Die Schule am Meer Es ist schon ein besonderes Buch, mit dem Sandra Lüpkes uns da beglückt hat. Ich habe schon einige Bücher über die Zeit der Weimarer Republik gelesen und auch einige Romane, die in dieser Zeit spielen (hervorzuheben sind hier u.a. „Die neuen Bekenntnisse“ von William Boyd und „Das Brandmal“ von Emmy Hennings, Lion Feuchtwangers „Erfolg“ und Romane von Irmgard Keun und Vicki Baum).

Die meisten dieser Bücher spielen jedoch in Städten (meist in Berlin) oder haben deren Bevölkerung im Blick und das Gesellschaftspanorama ist dadurch immer etwas zu fixiert, zu wenig fließend, da vor allem Gruppen genannt und gegeneinander ausgespielt/sich gegenübergestellt werden. Dies eben ist die große Qualität von „Die Schule am Meer“, das hier, in dieser Darstellung einer Enklave, eines Mikrokosmos, alle bekannten Konflikte der Zeit vorhanden sind, aber von Individuen ausgetragen werden, die nicht nur eine Zugehörigkeit haben, sondern vielschichtige Figuren sind.

Das verwässert aber die Problematiken und auch die langsame Zuspitzung der Ereignisse und Umstände nicht, sondern intensiviert im Gegenteil die Konflikte und ihre Wirkungen auf die Leser*innen; die individuelle Tragödie geht unter die Haut, weil sie erfahrbar ist und mit einer konkreten Geschichte verknüpft, die ein vielfältiges Identifikationspotenzial bereithält.

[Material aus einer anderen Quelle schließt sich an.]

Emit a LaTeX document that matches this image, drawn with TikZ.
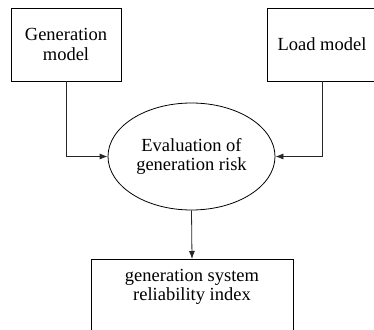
\documentclass[tikz,border=0pt]{standalone}
\usepackage{fontspec}
\setmainfont{Liberation Serif}
\usetikzlibrary{shapes,arrows,arrows.meta,positioning,calc}

\begin{document}
\begin{tikzpicture}[x=1pt,y=1pt,
    txt/.style={align=center,font=\fontsize{18.5}{19.5}\selectfont},
    box/.style={draw,txt,line width=0.8pt,minimum width=110pt,minimum height=73pt},
    link/.style={-{Latex[length=8pt,width=6pt]},line width=0.8pt,draw=black!85}]
  \useasboundingbox (0,0) rectangle (374,329);
  \clip (0,0) rectangle (374,329);
  \node[box] (gen) at (66,284.5) {Generation\\model};
  \node[box] (load) at (322,284.5) {Load model};
  \node[draw,ellipse,txt,line width=0.8pt,inner sep=0pt,minimum width=167pt,minimum height=107pt] (eval) at (191.5,172.5) {Evaluation of\\generation risk};
  \node[box,minimum width=202pt,minimum height=100pt,anchor=north] (idx) at (192,70) {};
  \node[txt] (idxtext) at (192,42) {generation system\\reliability index};
  \draw[link] (gen.south) |- (eval.west);
  \draw[link] (load.south) |- (eval.east);
  \draw[link] (eval.south) -- (idx.north);
\end{tikzpicture}
\end{document}
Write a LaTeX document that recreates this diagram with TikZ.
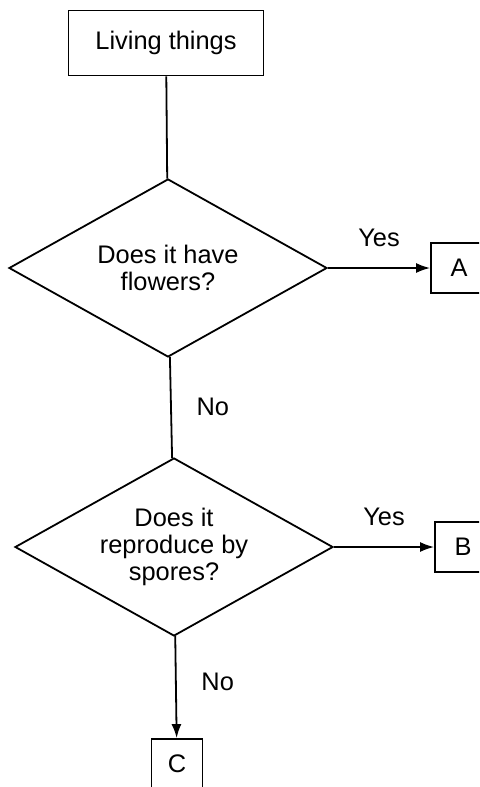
\documentclass[tikz,border=0pt]{standalone}
\usepackage{fontspec}
\setmainfont{Liberation Sans}
\usetikzlibrary{shapes.geometric,arrows.meta}
\begin{document}
\begin{tikzpicture}
[x=0.5pt,y=-0.5pt,
  font=\fontsize{12.7}{13.5}\selectfont,
  boxdecorate/.style={shape=rectangle,draw,line width=0.9pt,inner sep=0pt},
  questiondecorate/.style={shape=diamond,draw,line width=0.9pt,inner sep=0pt,
    aspect=1.8,minimum width=159pt,minimum height=89pt,align=center},
  linedecorate/.style={-,line width=0.9pt},
  arrowdecorate/.style={-{Latex[length=7pt,width=5pt]},line width=0.9pt}]
\useasboundingbox (0,0) rectangle (479,787);
\clip (0,0) rectangle (479,787);
%% start box and questions
\node (living) at (166,43) [boxdecorate,minimum width=97.5pt,minimum height=32.5pt] {Living things};
\node (flowers) at (168,268) [questiondecorate] {Does it have\\flowers?};
\node (spores) at (174,547) [questiondecorate] {Does it\\reproduce by\\spores?};
%% answer boxes
\foreach \nodename/\x/\y/\w in {A/459/268/28pt, B/463/547/28pt, C/177/764/25.5pt} {
  \node (\nodename) at (\x,\y) [boxdecorate,minimum width=\w,minimum height=25pt] {\nodename};
}
%% lines and arrows
\path
  (living) edge[linedecorate] (flowers)
  (flowers) edge[linedecorate] node[pos=0.49,right=9pt] {No} (spores)
  (flowers) edge[arrowdecorate] node[above=7pt] {Yes} (A)
  (spores) edge[arrowdecorate] node[above=7pt] {Yes} (B)
  (spores) edge[arrowdecorate] node[pos=0.45,right=9pt] {No} (C);
\end{tikzpicture}
\end{document}
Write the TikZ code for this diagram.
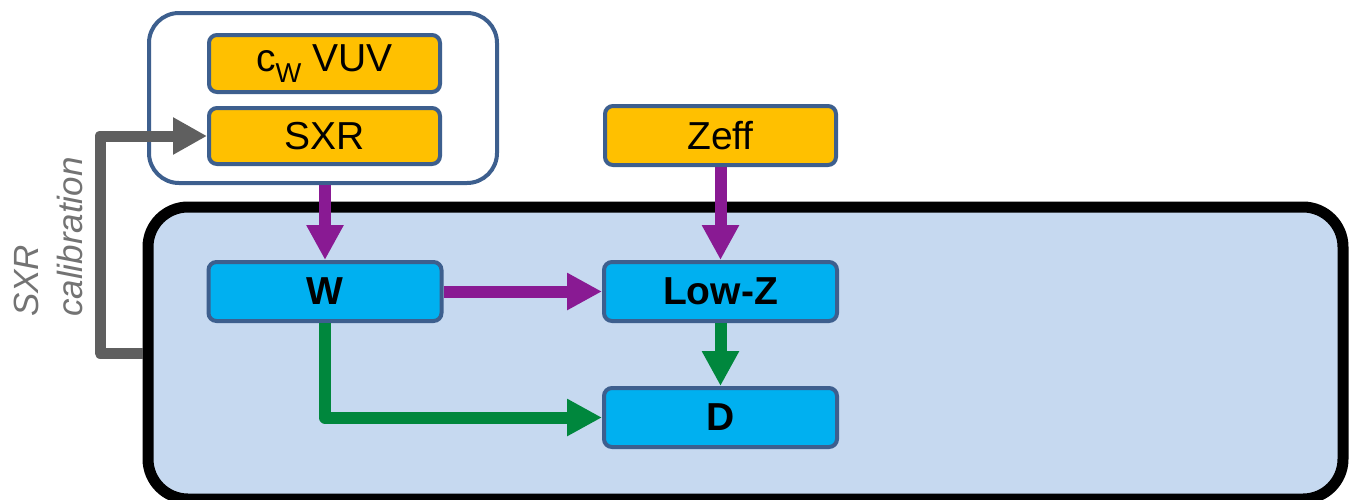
\documentclass[tikz,border=0pt]{standalone}
\usepackage{fontspec}
\setmainfont{Liberation Sans}
\usetikzlibrary{arrows.meta}
\definecolor{frameblue}{HTML}{3D5F8E}
\definecolor{orangefill}{HTML}{FFC000}
\definecolor{cyanfill}{HTML}{00B0F0}
\definecolor{mainfill}{HTML}{C6D9F0}
\definecolor{purp}{HTML}{891A93}
\definecolor{grn}{HTML}{00873D}
\definecolor{darkgr}{HTML}{5F5F5F}
\definecolor{labelgr}{HTML}{737373}
\tikzset{
  obox/.style={draw=frameblue, fill=orangefill, line width=4pt, rounded corners=8pt,
    minimum width=231pt, inner sep=0pt, font=\fontsize{39}{44}\selectfont},
  cbox/.style={draw=frameblue, fill=cyanfill, line width=4pt, rounded corners=8pt,
    minimum width=233pt, minimum height=59pt, inner sep=0pt, font=\fontsize{39}{44}\selectfont\bfseries},
  group/.style={draw=frameblue, fill=white, line width=4pt, rounded corners=30pt,
    minimum width=348pt, minimum height=170pt, inner sep=0pt},
  mainbox/.style={draw=black, fill=mainfill, line width=11pt, rounded corners=40pt,
    minimum width=1195pt, minimum height=292pt, inner sep=0pt},
  conn/.style={line width=12pt, line join=round, -{Triangle[length=35pt,width=35pt]}},
  parrow/.style={conn, draw=purp},
  garrow/.style={conn, draw=grn},
  darrow/.style={line width=11pt, line join=round, draw=darkgr, -{Triangle[length=34pt,width=35pt]}},
  lbl/.style={rotate=90, anchor=base west, inner sep=0pt, text=labelgr, font=\fontsize{35}{40}\selectfont\itshape}
}
\begin{document}
\begin{tikzpicture}[x=1pt,y=-1pt]
\useasboundingbox (0,0) rectangle (1349,499);
\begin{scope}
\clip (0,0) rectangle (1349,499);
\node[mainbox] (main) at (745.5,353) {};
\end{scope}
\node[group] (grp) at (323,98) {};
\node[obox, minimum height=57pt] (vuv) at (324.5,63.5) {c\textsubscript{W} VUV};
\node[obox, minimum height=56pt] (sxr) at (324.5,136) {SXR};
\node[obox, minimum height=59pt] (zeff) at (720.5,135.5) {Zeff};
\node[cbox] (w) at (325,291.5) {W};
\node[cbox] (lowz) at (720.5,291.5) {Low-Z};
\node[cbox] (d) at (720.5,417.5) {D};
\node[lbl] (l1) at (38,317) {SXR};
\node[lbl] (l2) at (82,317) {calibration};
\coordinate (gc) at (100,353);
\draw[parrow] (grp.south -| w.north) -- (w.north);
\draw[parrow] (zeff.south) -- (lowz.north);
\draw[parrow] (w.east) -- (lowz.west);
\draw[garrow] (lowz.south) -- (d.north);
\draw[garrow] (w.south) |- (d.west);
\draw[darrow] (main.west |- gc) -- (gc) |- (sxr.west);
\end{tikzpicture}
\end{document}
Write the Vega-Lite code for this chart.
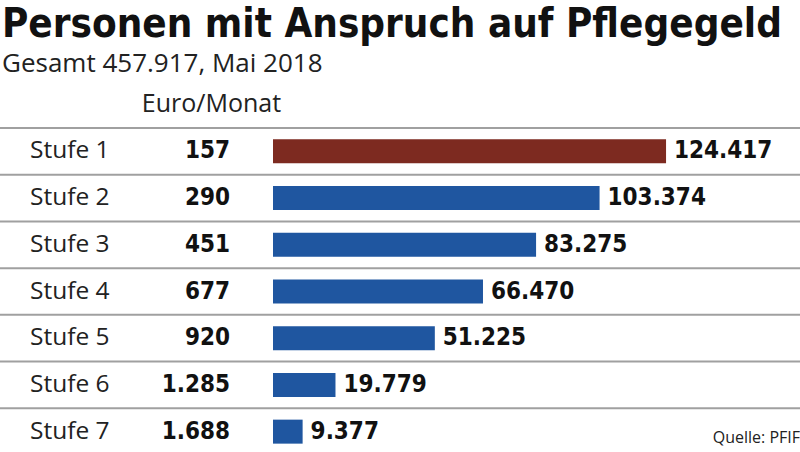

Insofern ist dieses Buch, wie gesagt, ein Glücksfall. Es gibt zwar durchaus einige Kritikpunkte, die angebracht werden können (so wurde hier und da einiges an Potenzial verschenkt, was die Beziehungen zwischen den Figuren angeht und überhaupt erscheinen manche Figuren in einer Szene sorgsam entworfen, in einer anderen etwas zu schematisch), aber alles in allem ist dies tatsächlich ein Roman, von dem man sagen kann, dass er einen neuen Aspekt bereithält, ein neues, interessantes Licht auf die Zeit der Weimarer Republik, ihre Gesellschaft, ihre Ideen, ihre Charaktere wirft.